Most of this is evidence you should be keeping anyway. Naq runs UK and EU GDPR alongside the other standards buyers ask for in one connected workspace, with a virtual Data Protection Officer for the controller decisions software cannot make, run from UK and Netherlands entities (Naq Cyber UK Ltd and Naq Cyber B.V.). You can read the GDPR framework guide without filling in a form.

Frequently asked questions

Does GDPR compliance actually help a business win deals?

Yes. Current GDPR evidence is requested at the start of enterprise, NHS and EEA due diligence, not the end. A ready Article 32 security control set, a Record of Processing Activities and a library of Data Protection Impact Assessments answer much of a security questionnaire in a single response, which keeps deals moving instead of stalling in legal review.

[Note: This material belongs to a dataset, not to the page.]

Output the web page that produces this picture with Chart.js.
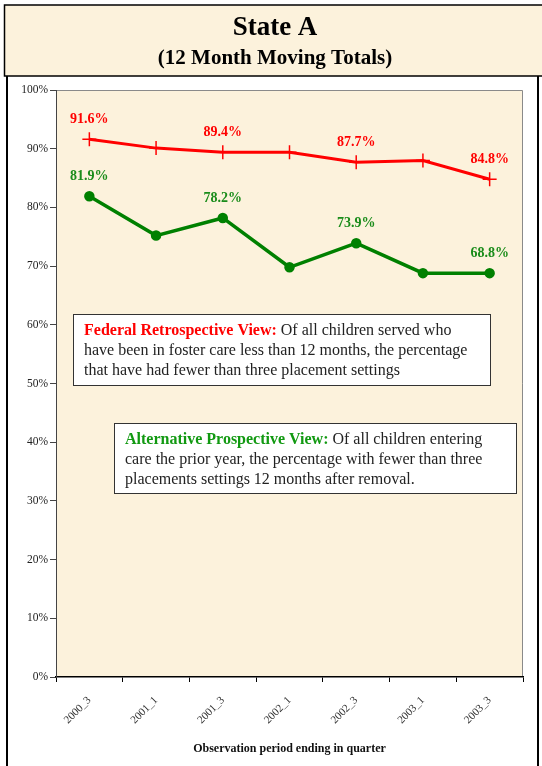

Do UK businesses still need to worry about EU GDPR after Brexit?

Yes. Article 3(2) gives the EU GDPR extra-territorial reach, so offering goods or services to people in the EEA, or monitoring their behaviour, puts a UK business in scope. That can also trigger a requirement to appoint an EU representative under Article 27, a duty the December 2025 adequacy renewal does not remove.

Did the Data (Use and Access) Act 2025 replace GDPR?

No. The Act received Royal Assent on 19 June 2025 and amends the UK GDPR, the Data Protection Act 2018 and PECR rather than replacing them. It changed some rules, including PECR fine levels and the standard for subject access searches, but the core data protection obligations remain in place.

Is EU-UK data flow secure for the long term?

The European Commission renewed UK adequacy on 19 December 2025 for six years, to 27 December 2031, with a review at the four-year point. Personal data continues to move from the EEA to the UK without extra transfer safeguards for the duration of that decision.